Oral corporate statements will be recorded and verbatim written transcripts will be made of each statement. The recording and transcribing of the statements will take place at the Commission’s premises. Applicants making oral statements will not retain or receive from the Commission any copies of these statements, but as soon as the oral statement has been given, it will become a Commission document.
Why does the accuracy of the written transcript produced at the Commission of an oral corporate statement need to be checked?
Oral corporate statements are considered as evidence on alleged cartels and both the tape and the transcript form part of the Commission file. In order to guarantee the value as evidence provided by a transcript, the applicant making the statement will need to check, at the Commission premises, the accuracy of the written transcript as compared to the recording.
Entry into force
If one or more companies have already applied for leniency under the 2002 Leniency Notice, which Notice applies for new applications for leniency made in the same case?
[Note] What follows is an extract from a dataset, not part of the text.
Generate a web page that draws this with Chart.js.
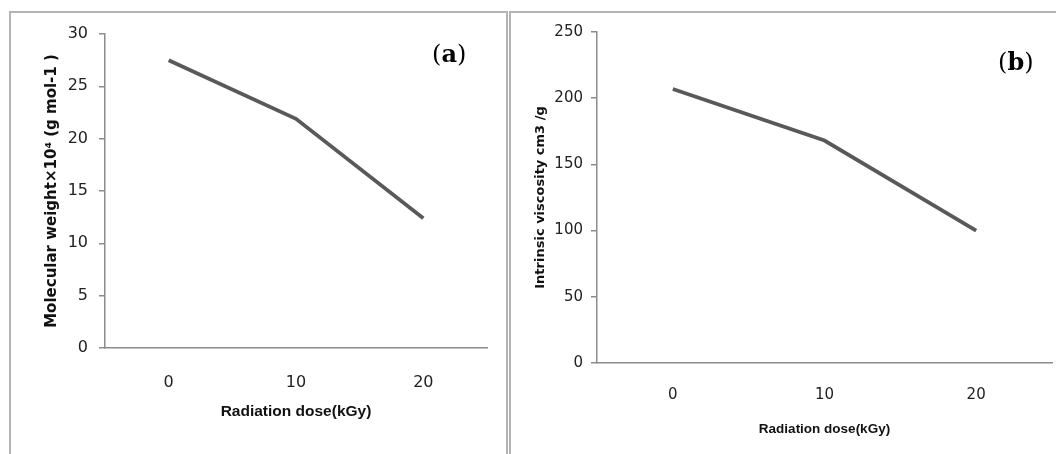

Will the amended Leniency Notice apply for pending cartel cases too?
According to point 37 of the Notice, it will replace the 2002 Leniency Notice as from the date of its publication in the Official Journal, i.e. 8th December 2006, for all cases (including pending ones) in which no undertaking has contacted the Commission in order to take advantage of the favourable treatment set out in that Notice. In order to guarantee that all parties to a same procedure are subject to the same set of rules, it is reasonable that one and the same Leniency Notice will apply to all applications made in one single case. However, according to the same provision, the section of the 2006 Notice that reflects the current Commission practice regarding corporate statements will be applied from the moment of its publication to all pending and new applications for immunity from fines or reduction of fines.